Prince performing in 2008. (Creative Commons BY-SA 2.0 photo / Flickr user Scott Penner)
How to Listen In their book, What's That Sound?, Covach and Flory provide guides for what to listen for in songs that are important to the history of rock and roll, including Prince's classic "1999."
How to Listen
In their book, What’s That Sound?, Covach and Flory provide guides for what to listen for in songs that are important to the history of rock and roll, including Prince’s classic “1999.”

As people around the world begin to mourn the untimely death of legendary musician and performer, Prince, rock historian John Covach remembers him as one of the “most important artists in American popular music during the last two decades of the twentieth century.”

Covach, a professor of music and director of the University’s Institute for Popular Music, expressed his sadness over the tragic news on April 21. “As a performer, he challenged the limits of sexuality, in many ways paralleling Madonna’s musical exploration of suggestive behaviors and taboo topics during the 1980s.  He will be remembered as one of most significant artists in American popular music history.”

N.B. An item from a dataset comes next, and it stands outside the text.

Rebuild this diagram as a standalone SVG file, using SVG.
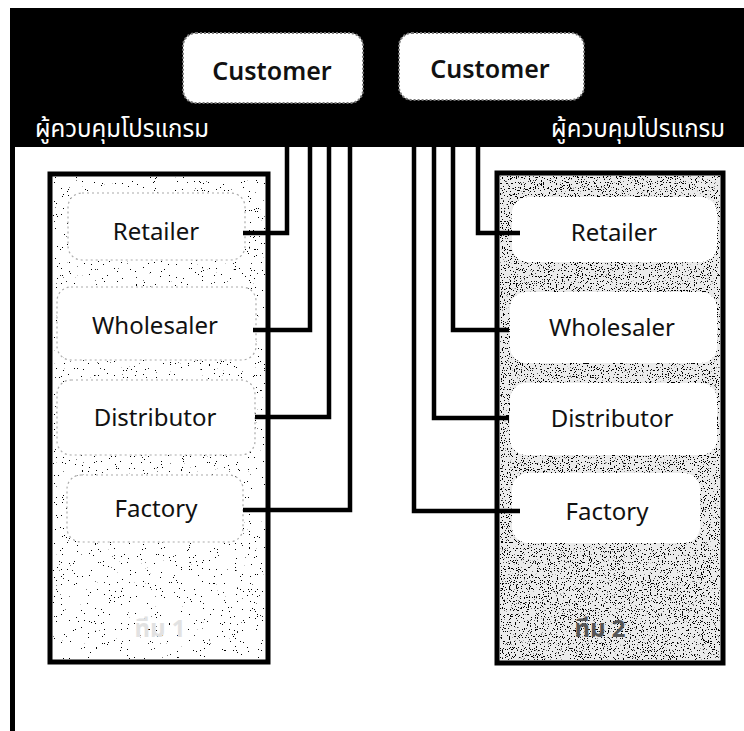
<svg xmlns="http://www.w3.org/2000/svg" width="744" height="731" viewBox="0 0 744 731">
  <defs>
    <!-- fine grey speckle used as the shaded panel texture -->
    <filter id="speckle" x="0" y="0" width="100%" height="100%">
      <feTurbulence type="fractalNoise" baseFrequency="0.85" numOctaves="2" seed="7" result="n"/>
      <feColorMatrix in="n" type="matrix" values="0 0 0 0 0  0 0 0 0 0  0 0 0 0 0  0 0 0 -30 11.3" result="dots"/>
      <feComposite in="dots" in2="SourceGraphic" operator="in"/>
    </filter>
    <filter id="speckleLight" x="0" y="0" width="100%" height="100%">
      <feTurbulence type="fractalNoise" baseFrequency="0.85" numOctaves="2" seed="3" result="n"/>
      <feColorMatrix in="n" type="matrix" values="0 0 0 0 0  0 0 0 0 0  0 0 0 0 0  0 0 0 -80 20.6" result="dots"/>
      <feComposite in="dots" in2="SourceGraphic" operator="in"/>
    </filter>
  </defs>
  <style>
    .band { fill: #000; }
    .panel { fill: #fff; stroke: #000; stroke-width: 5; }
    .panelShaded { fill: #ebebeb; stroke: #000; stroke-width: 5; }
    .cust { fill: #fff; stroke: #777; stroke-width: 2; stroke-dasharray: 2 2; }
    .nodeL { fill: #fff; stroke: #aaa; stroke-width: 1.2; stroke-dasharray: 2 3; }
    .nodeR { fill: #fff; stroke: none; }
    .lbl { font-family: "Noto Sans", "Open Sans", "DejaVu Sans", sans-serif; font-size: 24px; fill: #111; text-anchor: middle; }
    .custLbl { font-family: "Noto Sans", "Open Sans", "DejaVu Sans", sans-serif; font-size: 25px; font-weight: 600; fill: #111; text-anchor: middle; }
    .thai { font-family: "Noto Sans Thai", "Noto Sans", "DejaVu Sans", sans-serif; font-size: 24px; fill: #fff; }
    .team { font-family: "Noto Sans Thai", "Noto Sans", "DejaVu Sans", sans-serif; font-size: 24px; font-weight: bold; text-anchor: middle; }
    .wire { fill: none; stroke: #000; stroke-width: 4.5; stroke-linejoin: miter; }
  </style>

  <!-- page frame: top band and left rule -->
  <rect class="band" x="10" y="8" width="734" height="139"/>
  <rect class="band" x="10" y="140" width="5" height="591"/>

  <!-- team 1 panel -->
  <g id="panel1">
    <rect class="panel" x="50" y="174" width="218" height="488"/>
    <rect x="53" y="177" width="212" height="482" fill="#888" filter="url(#speckleLight)"/>
    <text class="team" x="160" y="637" fill="#e2e2e2">ทีม 1</text>
  </g>

  <!-- team 2 panel -->
  <g id="panel2">
    <rect class="panelShaded" x="497" y="173" width="226" height="490"/>
    <rect x="500" y="176" width="220" height="484" fill="#555" filter="url(#speckle)"/>
    <text class="team" x="600" y="637" fill="#555">ทีม 2</text>
  </g>

  <!-- customers -->
  <g id="customer1">
    <rect class="cust" x="183" y="33" width="180" height="70" rx="13"/>
    <text class="custLbl" x="272" y="80">Customer</text>
  </g>
  <g id="customer2">
    <rect class="cust" x="399" y="33" width="185" height="67" rx="13"/>
    <text class="custLbl" x="490" y="78">Customer</text>
  </g>

  <!-- controller labels -->
  <g id="controller1">
    <text class="thai" x="35" y="137">ผู้ควบคุมโปรแกรม</text>
  </g>
  <g id="controller2">
    <text class="thai" x="725" y="137" text-anchor="end">ผู้ควบคุมโปรแกรม</text>
  </g>

  <!-- team 1 roles -->
  <g id="retailer1">
    <rect class="nodeL" x="68" y="193" width="177" height="67" rx="14"/>
    <text class="lbl" x="156" y="240">Retailer</text>
  </g>
  <g id="wholesaler1">
    <rect class="nodeL" x="57" y="287" width="199" height="73" rx="14"/>
    <text class="lbl" x="155" y="334">Wholesaler</text>
  </g>
  <g id="distributor1">
    <rect class="nodeL" x="57" y="380" width="198" height="75" rx="14"/>
    <text class="lbl" x="155" y="426">Distributor</text>
  </g>
  <g id="factory1">
    <rect class="nodeL" x="67" y="475" width="176" height="67" rx="14"/>
    <text class="lbl" x="156" y="517">Factory</text>
  </g>

  <!-- team 2 roles -->
  <g id="retailer2">
    <rect class="nodeR" x="512" y="197" width="205" height="65" rx="16"/>
    <text class="lbl" x="614" y="241">Retailer</text>
  </g>
  <g id="wholesaler2">
    <rect class="nodeR" x="510" y="292" width="207" height="71" rx="16"/>
    <text class="lbl" x="612" y="336">Wholesaler</text>
  </g>
  <g id="distributor2">
    <rect class="nodeR" x="510" y="383" width="207" height="72" rx="16"/>
    <text class="lbl" x="612" y="427">Distributor</text>
  </g>
  <g id="factory2">
    <rect class="nodeR" x="512" y="473" width="188" height="70" rx="16"/>
    <text class="lbl" x="607" y="520">Factory</text>
  </g>

  <!-- links from the controller band to each role -->
  <g id="connectors">
    <path class="wire" d="M287 140 V233 H243"/>
    <path class="wire" d="M310 140 V330 H253"/>
    <path class="wire" d="M329 140 V417 H255"/>
    <path class="wire" d="M350 140 V510 H243"/>
    <path class="wire" d="M478 140 V233 H520"/>
    <path class="wire" d="M453 140 V330 H509"/>
    <path class="wire" d="M434 140 V418 H509"/>
    <path class="wire" d="M414 140 V511 H520"/>
  </g>
</svg>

Covach and coauthor Andrew Flory documented Prince’s rise to fame in in their textbook, What’s That Sound? An Introduction to Rock and its History (Third Edition, W.W. Norton, 2012), calling him one of the one of the most influential artists of the 1980s:

In addition to Michael Jackson and Madonna, Minneapolis-based Prince deserves credit for asserting racial difference and sexuality in the MTV lineup during the mid-1980s. Prince’s video for “1999” actually predated “Billie Jean,” and his practice of using blatant sexual images, both in his songs and live performance, goes back to the late 1970s, when Madonna was still in college. Born Prince Rogers Nelson, he was one of the most prolific artists of the 1980s, writing and producing a long string of hit records under his own name—often playing all the instruments on his records—and writing and producing other artists, such as the Time, Vanity 6, and Sheila E. Prince’s musical roots were in the black pop and funk of the 1970s, and his careful control of both his music and that of satellite projects is modeled on the practice of George Clinton, while his one-man-band approach is reminiscent of Stevie Wonder.

Prince’s first four albums did well in the rhythm and blues market, with both Prince (1979) and Controversy (1981) reaching number three and containing several singles that became especially popular on the Billboard “Hot Soul Singles” charts. During this early period Prince developed his image as a sexually charged and somewhat androgynous figure, and songs such as “Head” and “Jack U Off” provided ample opportunity for him to project this image in live performance.

While he had enjoyed modest crossover success earlier, the 1982 release of his album 1999 made Prince a star in the pop world, fueled by the singles “1999” and “Little Red Corvette” and his exposure on MTV.

The title track finds Prince employing a synthesizer-heavy backdrop, driven hard by a strong beat in the drums. His technique of using different voices for each line in the verse goes back to doo-wop groups like Clyde McPhatter and the Drifters, but here the most immediate influences are probably Sly and the Family Stone or the Temptations. At the very end of “1999” you can hear the strong funk influences that support Prince’s music.

In 1984, Prince released the semi-autobiographical feature film Purple Rain, which was greeted with critical acclaim and accompanied by a soundtrack album that quickly hit the top spot on both pop and rhythm and blues charts. Two singles from the album, “When Doves Cry” and “Let’s Go Crazy,” also went to number one on both singles charts. More hit albums and singles followed over the next few years, including Around the World in a Day (1985 ), Batman (1989), and Diamonds and Pearls (1991), each of which sold more than two million copies. Prince’s blending of the funk grooves and outrageousness of George Clinton with a strong pop sensibility made him one of the most influential artists of the decade, and among black artists he was rivaled only by Michael Jackson.